Los egos

Mucho se ha debatido sobre la naturaleza del ser humano. Unos defienden su altruismo y solidaridad para con nuestra especie, mientras otros destacan su egoísmo, muchas veces malsano. Abundan las pruebas en uno y otro sentido y, en medio de esta supuesta controversia, aparecen los discursos hipócritas hablando de inclusión social y de la redistribución de la riqueza. Entonces sí, emergen con fuerza las contradicciones. Las naciones desarrolladas alientan y regulan los límites del individualismo y del propio Estado, evitando el colectivismo disolvente que cree saberlo todo. Así, la iniciativa particular y la riqueza que esta genera, adquieren trascendencia y alcanzan beneficios sociales.

Lo extraño de estas reflexiones es que algunos líderes, como Chávez y el mismo Correa, han sido entusiastas propulsores del colectivismo, lo que no les impidió escalar los más altos peldaños del individualismo autocrático y dictatorial. Solo ellos lo sabían, solo ellos eran infalibles, solo sus dichos valían, solo sus actos eran los apropiados. Estos dictadores representan el triunfo del individuo sobre los demás. Y no hablo de un comprensible y necesario liderazgo, sino de la hegemonía de un individuo sobre los demás, abandonando el concepto de lo que es servir para sustituirlo por el de imperar. Su fraternidad es selectiva, reservada para la élite que gira en su derredor y para gente vulnerable bien escogida, que halague su enorme ego. La desconfianza de los demás no le interesa. Su lenguaje resulta ser un enigma, una herramienta para el ocultamiento de sus personales designios. Su autoestima es inmensa: encarcela y persigue a individuos, no para aislarlos de la sociedad y evitar que esta se contamine, sino para humillarlos y degradarlos, festejando luego su victoria como un acontecimiento que destaca su atemorizante dominio. Desconoce, sin embargo, que el miedo descubre la psicología del agresor y que sus víctimas siempre son individuos preocupados por su porvenir. La juventud, contrariamente, termina forjando su futuro y a los ancianos les importa muy poco pensar en él.

Es curioso, pero el ego de los populistas les hace admirarse y aceptarse a sí mismos, hasta llegar a un incontrolable y enfermizo sectarismo en política. La soberbia revolucionaria ha inflamado sus espíritus hasta creer, por ejemplo, que Chávez no acumuló indebidas riquezas, que los Kirchner integran una santa pareja y que, al igual que Dilma, el estercolero en el que están chapoteando es un hermoso prado. Sin formular consultas ni acopiar informes, fueron santificados por Correa y hasta se erigió un monumento en su honor, comprometiendo su apoyo gubernamental, tal como lo hizo al pisar tierra cubana y declarar que Cuba era una democracia ejemplar, esto es, digna de copiarse. Tales expresiones no fueron espontaneidades, de aquellas que suelen provenir de reflexiones previas. Fueron exabruptos, sustancialmente irracionales, nacidos desde lo más profundo de su sobrestimado ego.

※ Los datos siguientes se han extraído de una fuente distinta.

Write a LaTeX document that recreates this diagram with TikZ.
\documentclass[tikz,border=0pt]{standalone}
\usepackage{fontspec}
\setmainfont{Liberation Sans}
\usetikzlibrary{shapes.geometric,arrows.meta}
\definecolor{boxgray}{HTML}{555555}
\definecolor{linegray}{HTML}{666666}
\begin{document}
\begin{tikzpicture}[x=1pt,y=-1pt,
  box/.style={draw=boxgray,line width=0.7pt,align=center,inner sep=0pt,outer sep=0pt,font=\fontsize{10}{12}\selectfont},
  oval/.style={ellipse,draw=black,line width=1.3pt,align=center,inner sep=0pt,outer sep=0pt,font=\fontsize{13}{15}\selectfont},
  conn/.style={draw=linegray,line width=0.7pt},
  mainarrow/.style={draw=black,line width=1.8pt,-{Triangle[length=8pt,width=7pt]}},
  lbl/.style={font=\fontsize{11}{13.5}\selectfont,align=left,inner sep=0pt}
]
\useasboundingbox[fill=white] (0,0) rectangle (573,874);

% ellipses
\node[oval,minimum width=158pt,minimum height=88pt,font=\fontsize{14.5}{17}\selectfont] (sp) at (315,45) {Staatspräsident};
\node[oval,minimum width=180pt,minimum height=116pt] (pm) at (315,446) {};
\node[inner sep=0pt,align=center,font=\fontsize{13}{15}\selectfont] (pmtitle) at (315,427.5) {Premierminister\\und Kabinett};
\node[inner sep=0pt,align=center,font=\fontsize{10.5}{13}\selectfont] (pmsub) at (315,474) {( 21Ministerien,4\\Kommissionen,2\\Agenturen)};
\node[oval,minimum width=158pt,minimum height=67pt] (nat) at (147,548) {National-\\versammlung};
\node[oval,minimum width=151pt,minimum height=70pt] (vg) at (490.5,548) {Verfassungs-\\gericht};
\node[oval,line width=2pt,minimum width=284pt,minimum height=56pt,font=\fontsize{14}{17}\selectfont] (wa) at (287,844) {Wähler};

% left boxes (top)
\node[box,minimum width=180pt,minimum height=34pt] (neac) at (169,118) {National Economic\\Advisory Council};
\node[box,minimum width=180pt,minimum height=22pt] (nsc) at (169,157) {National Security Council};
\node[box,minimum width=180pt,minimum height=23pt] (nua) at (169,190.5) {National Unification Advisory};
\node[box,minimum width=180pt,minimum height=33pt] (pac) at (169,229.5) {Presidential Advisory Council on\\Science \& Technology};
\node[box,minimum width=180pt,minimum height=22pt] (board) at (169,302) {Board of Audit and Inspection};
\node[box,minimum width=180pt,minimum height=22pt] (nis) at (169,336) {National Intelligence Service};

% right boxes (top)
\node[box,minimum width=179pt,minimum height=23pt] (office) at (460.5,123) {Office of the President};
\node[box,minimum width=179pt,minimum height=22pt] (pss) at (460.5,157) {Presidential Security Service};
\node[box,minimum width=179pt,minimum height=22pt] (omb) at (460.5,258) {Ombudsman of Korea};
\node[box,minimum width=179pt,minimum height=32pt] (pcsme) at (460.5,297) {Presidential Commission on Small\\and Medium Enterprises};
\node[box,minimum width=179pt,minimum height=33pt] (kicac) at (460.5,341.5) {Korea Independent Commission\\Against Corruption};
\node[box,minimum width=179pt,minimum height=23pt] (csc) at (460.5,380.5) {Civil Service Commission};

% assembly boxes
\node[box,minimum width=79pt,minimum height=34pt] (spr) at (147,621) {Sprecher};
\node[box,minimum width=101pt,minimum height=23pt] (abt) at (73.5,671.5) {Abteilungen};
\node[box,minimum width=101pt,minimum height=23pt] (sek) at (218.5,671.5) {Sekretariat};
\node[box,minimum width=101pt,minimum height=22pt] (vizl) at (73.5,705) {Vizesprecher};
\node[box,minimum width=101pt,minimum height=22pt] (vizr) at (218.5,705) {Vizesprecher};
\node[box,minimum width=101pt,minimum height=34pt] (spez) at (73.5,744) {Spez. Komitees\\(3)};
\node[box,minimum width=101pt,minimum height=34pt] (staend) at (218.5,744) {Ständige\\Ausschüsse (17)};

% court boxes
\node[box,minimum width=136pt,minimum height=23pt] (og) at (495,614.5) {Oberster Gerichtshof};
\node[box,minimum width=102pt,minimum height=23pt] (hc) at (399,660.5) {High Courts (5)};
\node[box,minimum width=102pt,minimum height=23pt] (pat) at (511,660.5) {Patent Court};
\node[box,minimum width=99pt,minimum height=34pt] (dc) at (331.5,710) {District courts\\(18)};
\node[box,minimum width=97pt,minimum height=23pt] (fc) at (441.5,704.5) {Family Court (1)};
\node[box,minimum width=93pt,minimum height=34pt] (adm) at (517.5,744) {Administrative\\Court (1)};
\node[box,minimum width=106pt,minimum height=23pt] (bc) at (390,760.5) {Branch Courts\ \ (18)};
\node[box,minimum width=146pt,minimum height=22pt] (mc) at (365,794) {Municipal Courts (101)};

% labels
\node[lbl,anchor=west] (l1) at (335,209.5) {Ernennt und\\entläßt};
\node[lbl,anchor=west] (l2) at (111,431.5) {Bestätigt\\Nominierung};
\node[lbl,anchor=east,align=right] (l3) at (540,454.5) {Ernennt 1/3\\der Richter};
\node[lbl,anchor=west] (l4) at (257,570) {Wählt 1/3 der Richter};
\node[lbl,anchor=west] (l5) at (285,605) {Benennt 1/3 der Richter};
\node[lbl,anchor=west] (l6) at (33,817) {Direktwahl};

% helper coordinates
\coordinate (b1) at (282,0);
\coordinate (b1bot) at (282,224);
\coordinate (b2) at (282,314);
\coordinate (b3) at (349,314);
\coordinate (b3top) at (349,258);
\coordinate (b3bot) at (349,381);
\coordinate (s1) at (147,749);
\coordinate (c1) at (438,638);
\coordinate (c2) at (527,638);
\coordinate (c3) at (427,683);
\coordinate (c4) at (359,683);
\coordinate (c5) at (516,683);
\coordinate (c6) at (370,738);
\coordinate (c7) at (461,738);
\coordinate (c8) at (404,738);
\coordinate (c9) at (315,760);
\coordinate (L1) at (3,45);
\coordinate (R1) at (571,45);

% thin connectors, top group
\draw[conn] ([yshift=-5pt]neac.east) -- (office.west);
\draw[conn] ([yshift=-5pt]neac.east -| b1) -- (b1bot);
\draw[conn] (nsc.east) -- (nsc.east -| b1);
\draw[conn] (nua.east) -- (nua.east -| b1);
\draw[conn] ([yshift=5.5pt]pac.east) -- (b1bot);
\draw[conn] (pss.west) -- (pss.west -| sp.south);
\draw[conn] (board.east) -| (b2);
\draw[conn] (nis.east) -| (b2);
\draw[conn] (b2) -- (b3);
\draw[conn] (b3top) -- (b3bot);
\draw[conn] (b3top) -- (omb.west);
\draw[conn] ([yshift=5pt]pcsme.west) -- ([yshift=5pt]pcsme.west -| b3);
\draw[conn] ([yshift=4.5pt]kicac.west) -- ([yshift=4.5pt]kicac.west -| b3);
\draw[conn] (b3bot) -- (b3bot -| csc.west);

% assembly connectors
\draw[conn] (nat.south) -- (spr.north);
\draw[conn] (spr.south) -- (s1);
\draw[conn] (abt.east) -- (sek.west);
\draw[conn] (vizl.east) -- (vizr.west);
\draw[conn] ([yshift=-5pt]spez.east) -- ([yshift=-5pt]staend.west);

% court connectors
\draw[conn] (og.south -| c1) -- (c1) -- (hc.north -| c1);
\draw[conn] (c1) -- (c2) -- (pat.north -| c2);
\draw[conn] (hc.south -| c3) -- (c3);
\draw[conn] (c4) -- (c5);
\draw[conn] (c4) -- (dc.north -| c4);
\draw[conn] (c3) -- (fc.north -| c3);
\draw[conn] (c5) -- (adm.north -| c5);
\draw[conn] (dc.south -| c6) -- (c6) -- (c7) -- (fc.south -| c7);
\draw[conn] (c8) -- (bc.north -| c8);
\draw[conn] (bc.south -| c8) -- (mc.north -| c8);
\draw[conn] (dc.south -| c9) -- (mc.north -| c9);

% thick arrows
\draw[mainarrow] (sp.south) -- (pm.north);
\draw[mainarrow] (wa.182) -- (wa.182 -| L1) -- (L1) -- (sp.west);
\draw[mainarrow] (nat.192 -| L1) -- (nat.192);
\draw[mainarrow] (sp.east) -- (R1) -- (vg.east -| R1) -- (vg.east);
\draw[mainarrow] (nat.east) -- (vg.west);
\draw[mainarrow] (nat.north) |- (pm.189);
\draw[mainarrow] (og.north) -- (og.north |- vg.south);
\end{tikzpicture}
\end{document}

Hay más evidencias de los extremos a los que el ego conduce. En la Biblia, San Marcos narra el encuentro de Jesús con el demonio, a quien le preguntó su nombre. La respuesta cobra especial actualidad en nuestro medio: “Mi nombre es legión, porque somos muchos”, dijo el demonio, sin saber que 2.000 años más tarde un presidente ecuatoriano las repetiría casi textualmente, hinchando de orgullo sus pulmones. Le habría ido mejor emulando a Jesús y proclamar su amor por el prójimo.